丁義微微一笑,道:“你剛剛的眼神已經出賣了你,你的眼神明明白白的告訴我,你認識我,對不對?”
女人輕咬了下唇,道:“原來你已經知道我是誰了!那為什麼還要救我?”
丁義猶豫了一下,道:“嗬嗬,其實我隻知道你的來曆,但你,我真的是第一次見到。我也不打算跟你繞彎子了,我看到了你腳踝上的‘飛鳥’紋身,所以我知道你來自哪裡。”
女人臉色一變,然後平靜的道:“你知道也無所謂,反正你不可能從我得到你想要的東西。”

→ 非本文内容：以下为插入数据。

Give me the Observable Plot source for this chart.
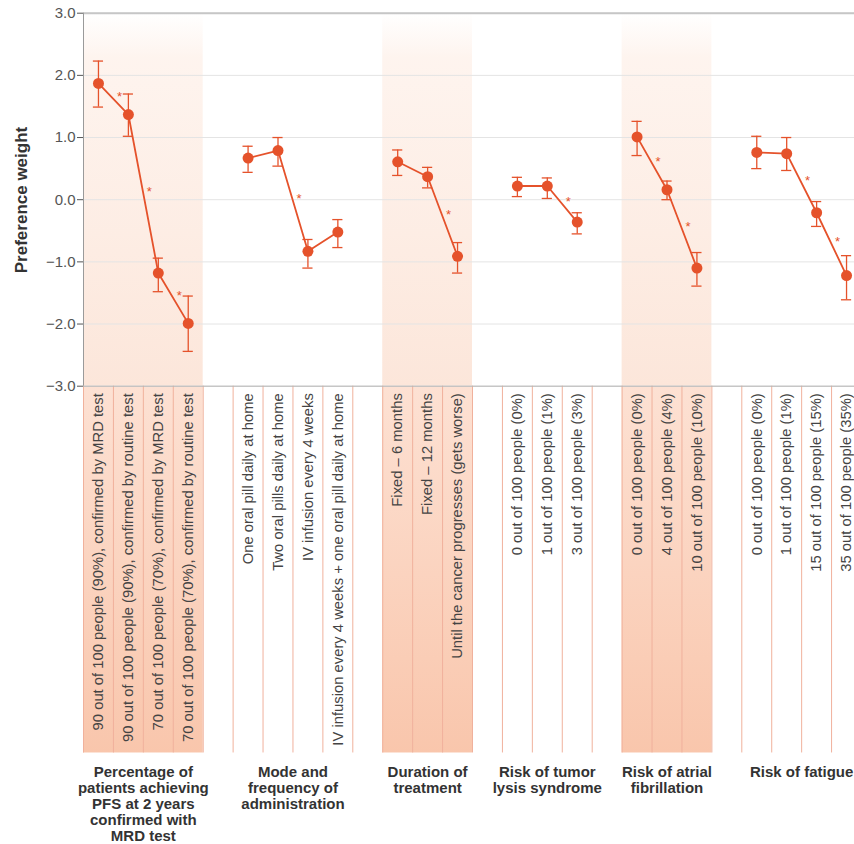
<!DOCTYPE html>
<html>
<head>
<meta charset="utf-8">
<script src="https://cdn.jsdelivr.net/npm/d3@7"></script>
<script src="https://cdn.jsdelivr.net/npm/@observablehq/plot@0.6"></script>
<style>
  html, body { margin: 0; padding: 0; background: #fff; overflow: hidden; }
  #chart svg { display: block; }
</style>
</head>
<body>
<div id="chart"></div>
<script>
// ---- Data ----
const groupNames = [
  "Percentage of\npatients achieving\nPFS at 2 years\nconfirmed with\nMRD test",
  "Mode and\nfrequency of\nadministration",
  "Duration of\ntreatment",
  "Risk of tumor\nlysis syndrome",
  "Risk of atrial\nfibrillation",
  "Risk of fatigue"
];
const groupShaded = [true, false, true, false, true, false];

const levelLabels = [
  "90 out of 100 people (90%), confirmed by MRD test",
  "90 out of 100 people (90%), confirmed by routine test",
  "70 out of 100 people (70%), confirmed by MRD test",
  "70 out of 100 people (70%), confirmed by routine test",
  "One oral pill daily at home",
  "Two oral pills daily at home",
  "IV infusion every 4 weeks",
  "IV infusion every 4 weeks + one oral pill daily at home",
  "Fixed – 6 months",
  "Fixed – 12 months",
  "Until the cancer progresses (gets worse)",
  "0 out of 100 people (0%)",
  "1 out of 100 people (1%)",
  "3 out of 100 people (3%)",
  "0 out of 100 people (0%)",
  "4 out of 100 people (4%)",
  "10 out of 100 people (10%)",
  "0 out of 100 people (0%)",
  "1 out of 100 people (1%)",
  "15 out of 100 people (15%)",
  "35 out of 100 people (35%)"
];
const levelGroup = [0,0,0,0, 1,1,1,1, 2,2,2, 3,3,3, 4,4,4, 5,5,5,5];
const weight = [1.87, 1.37, -1.18, -1.99,  0.67, 0.79, -0.83, -0.52,  0.61, 0.37, -0.91,  0.22, 0.22, -0.36,  1.01, 0.16, -1.10,  0.76, 0.74, -0.21, -1.22];
const ciLow  = [1.49, 1.02, -1.48, -2.44,  0.44, 0.54, -1.10, -0.77,  0.39, 0.19, -1.18,  0.05, 0.02, -0.55,  0.71, 0.00, -1.39,  0.50, 0.47, -0.43, -1.61];
const ciHigh = [2.23, 1.70, -0.94, -1.55,  0.86, 1.00, -0.64, -0.32,  0.80, 0.52, -0.69,  0.36, 0.35, -0.21,  1.26, 0.30, -0.85,  1.02, 1.00, -0.03, -0.90];
// significant difference between a level and the next level of the same attribute
const sigWithNext = [1,1,1,0, 0,1,0,0, 0,1,0, 0,1,0, 1,1,0, 0,1,1,0];
const yTicks = [-3, -2, -1, 0, 1, 2, 3];
const labelAreaBottom = -8.9;

// ---- Derived tables ----
const levels = levelLabels.map((label, i) => ({
  label, group: levelGroup[i], slot: i + levelGroup[i],
  w: weight[i], lo: ciLow[i], hi: ciHigh[i]
}));
const groups = groupNames.map((name, g) => {
  const slots = levels.filter(d => d.group === g).map(d => d.slot);
  return {name, g, start: d3.min(slots), end: d3.max(slots), shaded: groupShaded[g]};
});
const shaded = groups.filter(d => d.shaded);
const boundaries = Array.from(new Set(levels.flatMap(d => [d.slot - 0.5, d.slot + 0.5])));
const stars = levels
  .map((d, i) => ({d, i}))
  .filter(({i}) => sigWithNext[i])
  .map(({d, i}) => ({x: d.slot + 0.5, y: (d.w + levels[i + 1].w) / 2}));

const C = "#e5522b";

const defs = () => {
  const s = d3.create("svg:defs");
  const g1 = s.append("linearGradient").attr("id", "plotShade").attr("x1", 0).attr("y1", 0).attr("x2", 0).attr("y2", 1);
  g1.append("stop").attr("offset", 0).attr("stop-color", "#fde9de").attr("stop-opacity", 0);
  g1.append("stop").attr("offset", 0.12).attr("stop-color", "#fde9de").attr("stop-opacity", 0.5);
  g1.append("stop").attr("offset", 1).attr("stop-color", "#fce6da").attr("stop-opacity", 1);
  const g2 = s.append("linearGradient").attr("id", "labelShade").attr("x1", 0).attr("y1", 0).attr("x2", 0).attr("y2", 1);
  g2.append("stop").attr("offset", 0).attr("stop-color", "#fde1d3");
  g2.append("stop").attr("offset", 1).attr("stop-color", "#f9c6ac");
  return s.node();
};

const chart = Plot.plot({
  width: 854,
  height: 844,
  marginLeft: 83,
  marginRight: 0,
  marginTop: 13,
  marginBottom: 458,
  x: {type: "linear", domain: [-0.5, 25.5], range: [83, 861], axis: null},
  y: {domain: [-3, 3], range: [385.7, 12.7], axis: null},
  style: {fontFamily: "'Liberation Sans', Arial, sans-serif", fontSize: "15px", background: "#fff", color: "#333"},
  marks: [
    defs,
    Plot.rect(shaded, {x1: d => d.start - 0.5, x2: d => d.end + 0.5, y1: () => 3, y2: () => -3, fill: "url(#plotShade)"}),
    Plot.rect(shaded, {x1: d => d.start - 0.5, x2: d => d.end + 0.5, y1: () => -3, y2: () => labelAreaBottom, fill: "url(#labelShade)"}),
    Plot.gridY(yTicks, {stroke: "#e4e4e4", strokeOpacity: 1}),
    Plot.ruleX(boundaries, {x: d => d, y1: () => -3, y2: () => labelAreaBottom, stroke: "#f0b19c", strokeWidth: 1}),
    Plot.ruleY([3], {stroke: "#c6c6c6", strokeWidth: 2}),
    Plot.ruleY([-3], {stroke: "#b5b5b5", strokeWidth: 1}),
    Plot.ruleX([-0.5], {y1: () => -3, y2: () => 3, stroke: "#9a9a9a", strokeWidth: 1}),
    Plot.axisY(yTicks, {tickFormat: d3.format(".1f"), tickSize: 6, tickPadding: 2, fontSize: 15, color: "#555", label: null}),
    Plot.ruleX(levels, {x: "slot", y1: "lo", y2: "hi", stroke: C, strokeWidth: 1.3}),
    Plot.ruleY(levels, {y: "hi", x1: d => d.slot - 0.17, x2: d => d.slot + 0.17, stroke: C, strokeWidth: 1.3}),
    Plot.ruleY(levels, {y: "lo", x1: d => d.slot - 0.17, x2: d => d.slot + 0.17, stroke: C, strokeWidth: 1.3}),
    Plot.line(levels, {x: "slot", y: "w", z: "group", stroke: C, strokeWidth: 1.8}),
    Plot.dot(levels, {x: "slot", y: "w", r: 5.5, fill: C, stroke: null}),
    Plot.text(stars, {x: "x", y: "y", text: () => "*", dx: 6, dy: -2, fontSize: 13, fill: C}),
    Plot.text(levels, {x: "slot", y: () => -3, text: "label", rotate: -90, textAnchor: "end", lineAnchor: "middle", dy: 7, fontSize: 14.8, fill: "#444"}),
    Plot.text(groups, {x: d => (d.start + d.end) / 2, y: () => -3, text: "name", dy: 380, lineAnchor: "top", lineHeight: 1.06, fontSize: 15, fontWeight: "bold", fill: "#333"}),
    Plot.text(["Preference weight"], {frameAnchor: "left", text: d => d, rotate: -90, textAnchor: "middle", dx: -62, fontSize: 17, fontWeight: "bold", fill: "#333"})
  ]
});
document.getElementById("chart").append(chart);
</script>
</body>
</html>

丁義又是微微一笑,道:“你的‘飛鳥’紋身隻不過是一隻青雀,說明你是外圍成員,所以我並不打算從你這能問出什麼。我隻是好奇,看你的年紀應該不過雙十年華,應該沒有機會參加當年的行動,你又怎麼會認出我的?”
女人考慮了一下,才說道:“你隱蔽蹤跡五年,本門長老怕新進的弟子認不出你,所以早就將你的畫像傳遍所有弟子,而追捕你現在是本門的第一大要事,我們這些新進的又怎麼會不用心記住你的長相呢。”顯然一口氣說這麼長的話,讓女人略感疲憊,不由的微微喘了起來。
丁義眼中恨意一閃而過,見女人似乎有點疲憊,便冷聲道:“你好好休息吧!”說完,轉身便離開了。
女人愣愣的看著他離開,始終想不明白他為什麼要救自己,可惜疲憊的身體已經不允許她再深想下去,不一會,她便睡死過去。
丁義看著不遠處嬉耍的兩個孩子,心中猶如張了雜草一般,亂成一團。
直到夕陽西下,兩個孩子才嘻嘻哈哈的奔回住處,小呆瓜手裡提著幾條不知名的活魚,丁諾則提著一長串的螃蟹和青蝦。走到正在看書的丁義旁邊,丁諾一提手中的“戰果”,喜聲道:“爹爹,你看!”
丁義其實早就看見了,不過為了哄女兒開心,他還是裝作驚訝的樣子,訝聲道:“喲,我的諾兒厲害了,抓了這麼多螃蟹和青蝦呢!”